Two particle system involving conservation laws

[ghostfolk]

Homework Statement

A billiard ball of mass M is initially at rest on a horizontal frictionless table. Another ball
of mass m < M and velocity $\vec{v}$ in the positive x-direction hits the first ball in a pefectly elastic
collision. After the collision, the balls move with (unknown) velocities $\vec{U}$ and $\vec{u}$ respectively
(not necessarily in the x-direction).
Find the maximum amount of kinetic energy $∆T$ that the second ball can impart on
the first ball.

Homework Equations

$T=\frac{1}{2}mv^2$
$\rho_i=\rho_f$
$T_i=T_f$

The Attempt at a Solution

I'm entirely stuck and I'm not sure how to tackle this problem. Any help is appreciated.

 

[Orodruin]

You have written down some conservation laws, did you try applying them?

 

[ghostfolk]

You have written down some conservation laws, did you try applying them?

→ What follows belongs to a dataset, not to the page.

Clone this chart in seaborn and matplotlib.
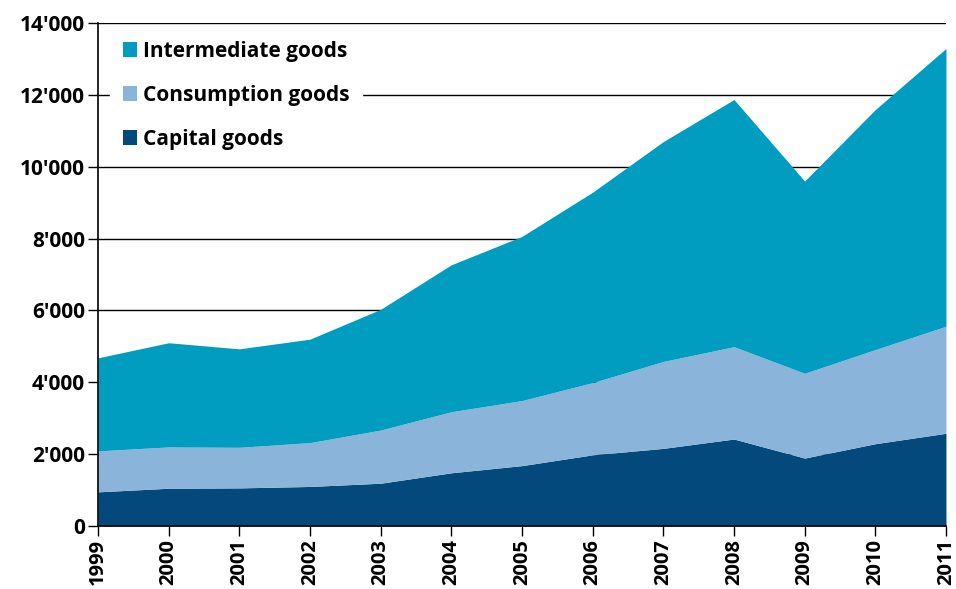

The thing is I'm not entirely sure how to. I can derive some basic things such as due to conservation of momentum $m\vec{v}=m\vec{u}+M\vec{U}$ and due to the system be isolated $\frac{1}{2}mv^2=\frac{1}{2}(mv^2+MU^2)$. After this I'm not sure where to go to get the maximum kinetic energy trasnferred.

 

[BvU]

You mean $\frac{1}{2}mv^2=\frac{1}{2}(m{\bf u}^2+MU^2)$, right ?

So there are three equations, but four unknowns. That leaves one degree of freedom.
What is the kinetic energy you 'want' to maximize? Write it as a function of this one free variable left over.
Then try to find a maximum for that function.

 

[ghostfolk]

You mean $\frac{1}{2}mv^2=\frac{1}{2}(m{\bf u}^2+MU^2)$, right ?

So there are three equations, but four unknowns. That leaves one degree of freedom.
What is the kinetic energy you 'want' to maximize? Write it as a function of this one free variable left over.
Then try to find a maximum for that function.

Well since the object in question is the first ball, we have to find the a function of $v$ right? We can't use $u$ because that is the velocity after impact.

 

[BvU]

No such freedom exists: $\vec v = (v_x, v_y)$ is a given ! $v_y=0$ and $v_x$ will appear in the answer, but as a parameter, not as a variable.

 

[ghostfolk]

No such freedom exists: $\vec v = (v_x, v_y)$ is a given ! $v_y=0$ and $v_x$ will appear in the answer, but as a parameter, not as a variable.

Could you explain that in more detail?

 

[ehild]

The kinetic energy before impact is 1/2 mv². After impact, it is 1/2 mu²+1/2 M U², u is the speed of the ball with mass m and U is the speed of the billiard ball of mass M.

Write up the conservation laws also for the momentum components. Choose a coordinate system with x-axis parallel with the initial velocity v of the the small ball and express the components with the angle they enclose with the x axis.

ehild

 

[ghostfolk]

The kinetic energy before impact is 1/2 mv². After impact, it is 1/2 mu²+1/2 M U², u is the speed of the ball with mass m and U is the speed of the billiard ball of mass M.

Write up the conservation laws also for the momentum components. Choose a coordinate system with x-axis parallel with the initial velocity v of the the small ball and express the components with the angle they enclose with the x axis.

ehild

Okay, so when exactly can I find the maximum kinetic energy? I'm thinking if it's when the velocity of m is zero.

 

[ehild]

The masses are given, and so is the velocity of the small ball. But the collision is not necessarily central. The direction of the velocities are the free parameters, but the conservation laws make them related, so only one angle is free.

Find the kinetic energy of the billiard ball after the collision, as function of its angle it encloses with the x axis. You can figure out at what angle is the KE maximum.

ehild

 

[ghostfolk]

[QUOTE="ehild, post: 4868343, member: 481" You can figure out at what angle is the KE maximum.

ehild[/QUOTE]How exactly would I do that?

 

[BvU]

Play with coins n a smooth table to get ideas.
Draw a picture, then follow ehild's advice. Exactly.

 

[ghostfolk]

Play with coins on a smooth table to get ideas.
Draw a picture, then follow ehild's advice. Exactly.

Okay, but how exactly would one determine the angle where there is maximum kinetic energy transfer. That part doesn't make sense to me. How would a drawing of vectors show that?

 

[ehild]

The kinetic energy will depend on some angle. To have maximum, its derivative with respect to the angle should be zero.
Drawing the velocity vectors help you to write up equations for the momentum components.

ehild